Wow. I had to just stay silent and listen to it all the way through. That Kris Kristofferson quip is pretty apt here.

I’ve heard this song at least a hundred times and it almost always gets me.

For real. That’s awesome. I’m speechless. This is such a remarkably emotionally literate and bare for even now in a culture of oversharing. This had to have stuck out a lot back then. There’s such an honesty and a generosity and vulnerability and self-reflection and kindness to herself and her former partners.

Kindness is probably the most crucial and underrated element to a breakup song.

Absolutely. That’s what astonishing about it because it’s not sparing but it’s also kind. She gets into all of it and there’s a kindness at the heart of it. It’s not water under the bridge because there’s still so much pain.

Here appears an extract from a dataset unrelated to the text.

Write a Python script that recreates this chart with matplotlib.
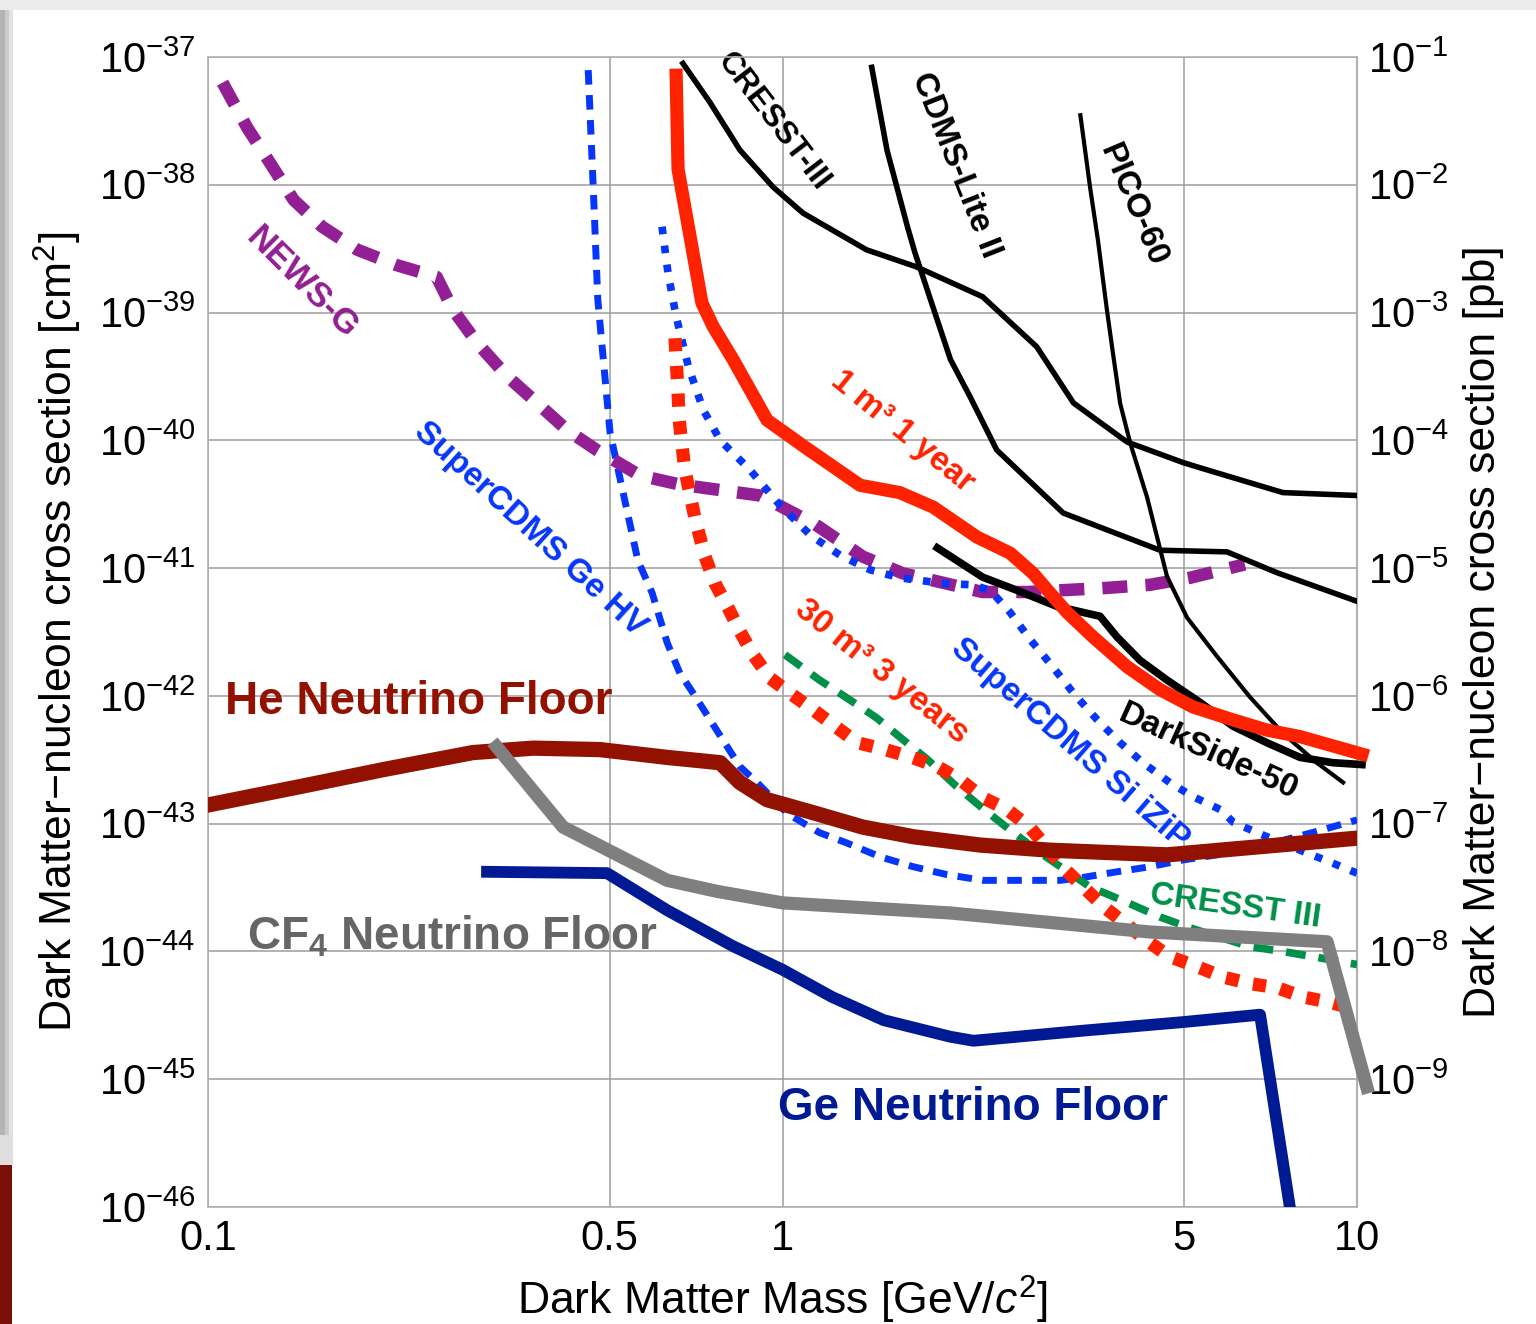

10. "The Last Time I Saw Richard”

So it ends with a piano song.

Both sides of the album have the same order of the primary instrument with dulcimer, piano, guitar, dulcimer, and piano.

You’re right. That’s so crazy.

I’m so fascinated by how records like this get made.

It’s less and less common but maybe things are coming back around. Gillian Welch and Dave Rawlings are carrying a tradition of that performance-based thing even though they aren’t stylistically similar. It’s amazing.

At certain points in your life have you listened to a lot of folk music?

There was a Peter, Paul, and Mary record I loved when I was younger. I listened to Bob Dylan in spurts. There’s this folk singer named David Wilcox who is a modern singer-songwriter who I knew from high school. I think once I started getting older I had to come back around to it. Not that my stuff is particularly rock’n’roll but there are certain textures I’m trying to hear. This is so ethereal and moves around a lot. My attention span is getting better. This is so dense and chewy and I think I can get back into a folk phase. This music is insane.

I’m so happy you picked it.

My immersion begins now. The decision to allow yourself to get into this record is a decision to face some feelings that are probably going to be very difficult. It takes time and space to do it. You have to schedule time for yourself for these records.

Final Verdict:

Mind-boggling. I think it is generally what I expected but the specifics of it are just stunning and so was seeing it all in its entirety. I’m negotiating with myself now on when to take the big Joni Mitchell deep dive. I have a drive home after this tour. Honestly, I’m such a morbid and grief-driven person that this is the kind of album that hooked me. I mean, everyone likes “Big Yellow Taxi” but this is so much more for me. I’m still carving out space for light happy things but I want this. I realize that’s a response to some kind of trauma but eventually have space for stuff lighter stuff. This is such a good entry point for me.